[Code that draws figures]
++++++++

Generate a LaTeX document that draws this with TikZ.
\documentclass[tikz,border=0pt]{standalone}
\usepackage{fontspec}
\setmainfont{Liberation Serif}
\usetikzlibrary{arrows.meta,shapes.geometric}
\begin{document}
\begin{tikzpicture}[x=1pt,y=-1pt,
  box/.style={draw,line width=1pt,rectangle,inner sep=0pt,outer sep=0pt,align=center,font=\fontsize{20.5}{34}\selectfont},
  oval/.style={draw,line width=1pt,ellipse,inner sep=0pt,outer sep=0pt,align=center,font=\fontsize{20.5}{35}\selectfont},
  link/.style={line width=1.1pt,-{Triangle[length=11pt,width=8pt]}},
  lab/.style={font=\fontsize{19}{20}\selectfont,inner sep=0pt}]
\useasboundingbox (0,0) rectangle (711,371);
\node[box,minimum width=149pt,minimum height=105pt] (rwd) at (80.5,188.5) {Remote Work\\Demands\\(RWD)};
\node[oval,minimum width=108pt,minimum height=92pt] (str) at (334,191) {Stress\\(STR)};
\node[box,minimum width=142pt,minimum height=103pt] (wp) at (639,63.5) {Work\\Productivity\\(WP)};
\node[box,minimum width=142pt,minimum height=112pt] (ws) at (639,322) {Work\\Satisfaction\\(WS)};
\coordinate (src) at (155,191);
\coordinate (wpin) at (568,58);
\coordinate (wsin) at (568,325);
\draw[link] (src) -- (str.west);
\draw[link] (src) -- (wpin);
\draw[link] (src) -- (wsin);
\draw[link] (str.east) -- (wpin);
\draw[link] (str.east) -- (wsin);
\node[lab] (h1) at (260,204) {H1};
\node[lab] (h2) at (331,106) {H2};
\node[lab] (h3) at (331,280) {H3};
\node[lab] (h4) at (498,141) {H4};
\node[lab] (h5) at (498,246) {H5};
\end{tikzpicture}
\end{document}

++++++++

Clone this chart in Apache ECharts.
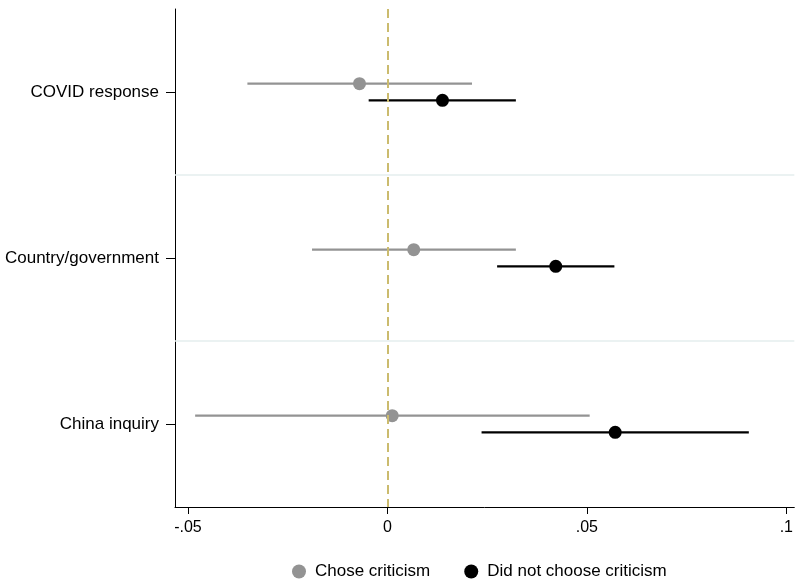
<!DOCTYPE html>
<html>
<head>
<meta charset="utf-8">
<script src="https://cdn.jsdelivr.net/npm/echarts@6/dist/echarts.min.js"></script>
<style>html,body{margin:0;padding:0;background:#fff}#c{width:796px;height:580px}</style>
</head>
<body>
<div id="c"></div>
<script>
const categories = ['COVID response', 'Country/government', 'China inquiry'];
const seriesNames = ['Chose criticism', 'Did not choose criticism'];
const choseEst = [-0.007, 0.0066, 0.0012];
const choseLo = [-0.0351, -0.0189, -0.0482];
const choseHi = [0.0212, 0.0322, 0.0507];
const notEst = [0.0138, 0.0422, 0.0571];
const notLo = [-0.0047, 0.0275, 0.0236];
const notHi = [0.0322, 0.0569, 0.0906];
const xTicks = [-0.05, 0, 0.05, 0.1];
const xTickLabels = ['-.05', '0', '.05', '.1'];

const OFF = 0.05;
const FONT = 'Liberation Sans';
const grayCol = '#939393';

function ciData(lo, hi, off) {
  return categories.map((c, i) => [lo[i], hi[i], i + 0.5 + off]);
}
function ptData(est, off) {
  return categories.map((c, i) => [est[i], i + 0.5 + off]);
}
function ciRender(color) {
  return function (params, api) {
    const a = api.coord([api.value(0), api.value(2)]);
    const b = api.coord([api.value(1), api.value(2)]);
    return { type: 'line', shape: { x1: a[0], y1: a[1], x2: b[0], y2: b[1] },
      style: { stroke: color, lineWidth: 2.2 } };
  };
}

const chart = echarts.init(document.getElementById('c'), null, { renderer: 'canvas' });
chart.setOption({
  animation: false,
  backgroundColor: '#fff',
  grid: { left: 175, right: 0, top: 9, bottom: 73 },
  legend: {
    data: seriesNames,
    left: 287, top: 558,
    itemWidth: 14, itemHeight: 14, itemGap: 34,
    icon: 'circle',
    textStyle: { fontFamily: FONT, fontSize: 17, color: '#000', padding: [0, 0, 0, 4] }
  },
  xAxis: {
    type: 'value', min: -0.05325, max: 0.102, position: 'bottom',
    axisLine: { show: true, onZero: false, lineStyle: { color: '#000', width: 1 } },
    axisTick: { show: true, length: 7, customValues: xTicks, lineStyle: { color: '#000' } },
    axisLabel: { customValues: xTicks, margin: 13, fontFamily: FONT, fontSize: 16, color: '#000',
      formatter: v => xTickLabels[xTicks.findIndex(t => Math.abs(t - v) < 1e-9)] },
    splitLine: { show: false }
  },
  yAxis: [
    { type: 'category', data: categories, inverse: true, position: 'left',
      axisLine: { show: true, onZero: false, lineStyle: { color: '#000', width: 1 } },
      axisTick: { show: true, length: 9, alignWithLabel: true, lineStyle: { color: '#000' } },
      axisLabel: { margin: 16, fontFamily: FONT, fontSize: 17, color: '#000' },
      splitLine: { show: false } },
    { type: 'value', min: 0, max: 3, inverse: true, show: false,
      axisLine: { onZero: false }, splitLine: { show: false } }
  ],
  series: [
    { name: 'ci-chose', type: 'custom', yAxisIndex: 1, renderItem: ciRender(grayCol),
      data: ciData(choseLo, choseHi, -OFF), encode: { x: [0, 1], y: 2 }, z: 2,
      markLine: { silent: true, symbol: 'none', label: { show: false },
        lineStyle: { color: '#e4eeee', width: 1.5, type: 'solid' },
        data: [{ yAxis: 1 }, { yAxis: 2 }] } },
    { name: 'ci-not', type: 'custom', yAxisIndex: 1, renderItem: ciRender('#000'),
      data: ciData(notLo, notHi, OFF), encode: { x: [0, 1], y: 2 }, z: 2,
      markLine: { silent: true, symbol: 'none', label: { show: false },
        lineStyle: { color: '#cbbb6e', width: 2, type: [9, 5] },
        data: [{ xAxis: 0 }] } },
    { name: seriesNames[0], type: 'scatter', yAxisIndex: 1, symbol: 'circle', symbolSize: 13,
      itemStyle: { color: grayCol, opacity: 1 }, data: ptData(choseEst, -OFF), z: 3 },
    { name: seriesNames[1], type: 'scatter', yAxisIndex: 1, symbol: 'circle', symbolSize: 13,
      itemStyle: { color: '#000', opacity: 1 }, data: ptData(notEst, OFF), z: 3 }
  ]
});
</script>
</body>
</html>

++++++++

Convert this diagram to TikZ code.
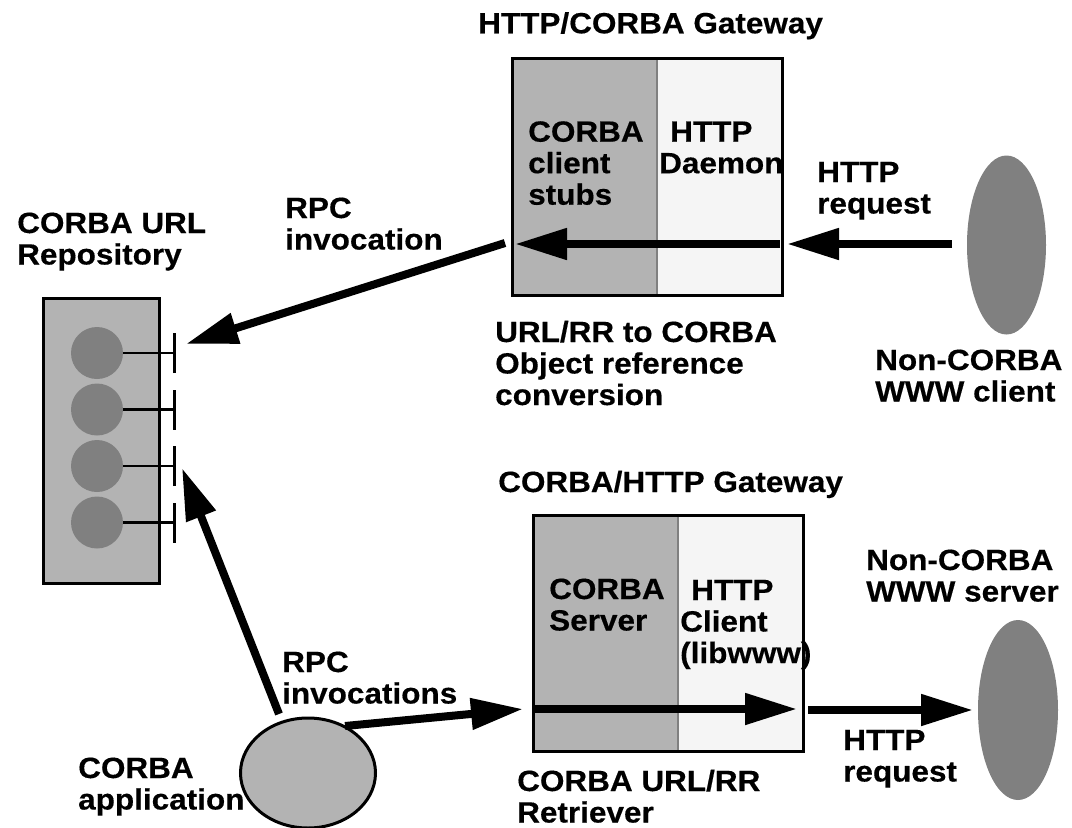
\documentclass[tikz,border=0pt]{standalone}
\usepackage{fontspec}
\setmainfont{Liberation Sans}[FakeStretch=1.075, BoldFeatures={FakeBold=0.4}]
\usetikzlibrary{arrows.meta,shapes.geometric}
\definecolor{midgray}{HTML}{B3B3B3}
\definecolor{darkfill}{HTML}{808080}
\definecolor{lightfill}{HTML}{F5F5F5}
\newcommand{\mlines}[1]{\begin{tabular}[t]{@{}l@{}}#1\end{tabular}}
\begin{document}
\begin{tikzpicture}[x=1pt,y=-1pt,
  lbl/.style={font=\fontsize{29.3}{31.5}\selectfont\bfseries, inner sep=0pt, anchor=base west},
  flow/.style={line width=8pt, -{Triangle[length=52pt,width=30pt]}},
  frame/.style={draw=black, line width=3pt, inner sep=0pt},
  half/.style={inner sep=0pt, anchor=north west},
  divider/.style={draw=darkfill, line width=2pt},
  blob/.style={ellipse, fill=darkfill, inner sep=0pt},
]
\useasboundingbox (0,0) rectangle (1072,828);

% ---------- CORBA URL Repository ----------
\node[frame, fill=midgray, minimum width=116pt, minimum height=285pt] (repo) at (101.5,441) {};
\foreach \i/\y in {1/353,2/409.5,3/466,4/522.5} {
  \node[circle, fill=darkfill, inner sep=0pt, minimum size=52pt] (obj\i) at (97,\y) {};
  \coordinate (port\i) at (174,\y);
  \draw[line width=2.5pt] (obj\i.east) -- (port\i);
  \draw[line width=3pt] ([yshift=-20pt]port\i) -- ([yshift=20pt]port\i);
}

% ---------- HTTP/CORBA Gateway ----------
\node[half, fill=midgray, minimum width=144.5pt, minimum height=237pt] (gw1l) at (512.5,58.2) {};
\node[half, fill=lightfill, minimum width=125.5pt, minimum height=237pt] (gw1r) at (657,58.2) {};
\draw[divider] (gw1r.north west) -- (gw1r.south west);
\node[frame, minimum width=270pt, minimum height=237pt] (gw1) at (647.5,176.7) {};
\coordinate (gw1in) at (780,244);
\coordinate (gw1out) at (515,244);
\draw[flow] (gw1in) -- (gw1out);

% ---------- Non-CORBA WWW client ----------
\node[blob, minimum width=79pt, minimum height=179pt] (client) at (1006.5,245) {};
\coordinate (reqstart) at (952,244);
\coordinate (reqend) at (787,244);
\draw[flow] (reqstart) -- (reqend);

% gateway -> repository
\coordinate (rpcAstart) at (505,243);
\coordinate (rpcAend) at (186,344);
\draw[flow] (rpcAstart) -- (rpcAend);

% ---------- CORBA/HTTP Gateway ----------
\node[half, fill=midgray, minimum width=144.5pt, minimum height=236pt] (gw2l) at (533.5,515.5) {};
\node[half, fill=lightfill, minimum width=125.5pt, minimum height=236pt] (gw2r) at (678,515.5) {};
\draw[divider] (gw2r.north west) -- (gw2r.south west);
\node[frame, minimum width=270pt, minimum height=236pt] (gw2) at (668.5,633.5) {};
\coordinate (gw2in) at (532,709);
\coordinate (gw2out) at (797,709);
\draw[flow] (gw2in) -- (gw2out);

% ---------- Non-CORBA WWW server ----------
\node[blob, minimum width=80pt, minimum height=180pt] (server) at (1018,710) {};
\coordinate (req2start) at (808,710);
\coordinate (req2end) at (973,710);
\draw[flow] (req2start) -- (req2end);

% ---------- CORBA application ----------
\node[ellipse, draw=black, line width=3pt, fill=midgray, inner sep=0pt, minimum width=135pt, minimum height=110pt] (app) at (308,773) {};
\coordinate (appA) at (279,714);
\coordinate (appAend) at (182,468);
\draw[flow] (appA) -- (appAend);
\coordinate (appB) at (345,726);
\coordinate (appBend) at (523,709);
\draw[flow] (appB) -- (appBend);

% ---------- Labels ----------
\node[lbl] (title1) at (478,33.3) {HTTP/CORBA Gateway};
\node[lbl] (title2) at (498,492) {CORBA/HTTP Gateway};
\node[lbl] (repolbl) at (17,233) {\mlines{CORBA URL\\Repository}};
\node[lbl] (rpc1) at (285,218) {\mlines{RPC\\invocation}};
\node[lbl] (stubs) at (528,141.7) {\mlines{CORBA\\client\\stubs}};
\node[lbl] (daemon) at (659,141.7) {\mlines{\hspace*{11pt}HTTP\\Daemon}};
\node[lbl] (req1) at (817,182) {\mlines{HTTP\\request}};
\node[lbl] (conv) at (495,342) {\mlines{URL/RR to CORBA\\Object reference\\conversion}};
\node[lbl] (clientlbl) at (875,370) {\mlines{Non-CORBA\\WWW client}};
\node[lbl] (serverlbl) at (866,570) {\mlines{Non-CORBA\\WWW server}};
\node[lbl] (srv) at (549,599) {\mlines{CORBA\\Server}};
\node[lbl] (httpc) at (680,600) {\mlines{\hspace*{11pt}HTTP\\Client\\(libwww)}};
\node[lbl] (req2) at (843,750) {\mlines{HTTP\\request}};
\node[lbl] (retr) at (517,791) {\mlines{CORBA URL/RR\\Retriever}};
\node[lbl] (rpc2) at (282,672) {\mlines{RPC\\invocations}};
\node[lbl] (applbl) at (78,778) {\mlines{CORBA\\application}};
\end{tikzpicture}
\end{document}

++++++++

WRITTEN EXERCISE | Above are some entries; copy exactly the lines from the line with "Convert this diagram to TikZ code." through the line with "(0,0) rectangle (1072,828);", both included, but none of the pictures.

THE COMPLETED TASK |
Convert this diagram to TikZ code.
\documentclass[tikz,border=0pt]{standalone}
\usepackage{fontspec}
\setmainfont{Liberation Sans}[FakeStretch=1.075, BoldFeatures={FakeBold=0.4}]
\usetikzlibrary{arrows.meta,shapes.geometric}
\definecolor{midgray}{HTML}{B3B3B3}
\definecolor{darkfill}{HTML}{808080}
\definecolor{lightfill}{HTML}{F5F5F5}
\newcommand{\mlines}[1]{\begin{tabular}[t]{@{}l@{}}#1\end{tabular}}
\begin{document}
\begin{tikzpicture}[x=1pt,y=-1pt,
  lbl/.style={font=\fontsize{29.3}{31.5}\selectfont\bfseries, inner sep=0pt, anchor=base west},
  flow/.style={line width=8pt, -{Triangle[length=52pt,width=30pt]}},
  frame/.style={draw=black, line width=3pt, inner sep=0pt},
  half/.style={inner sep=0pt, anchor=north west},
  divider/.style={draw=darkfill, line width=2pt},
  blob/.style={ellipse, fill=darkfill, inner sep=0pt},
]
\useasboundingbox (0,0) rectangle (1072,828);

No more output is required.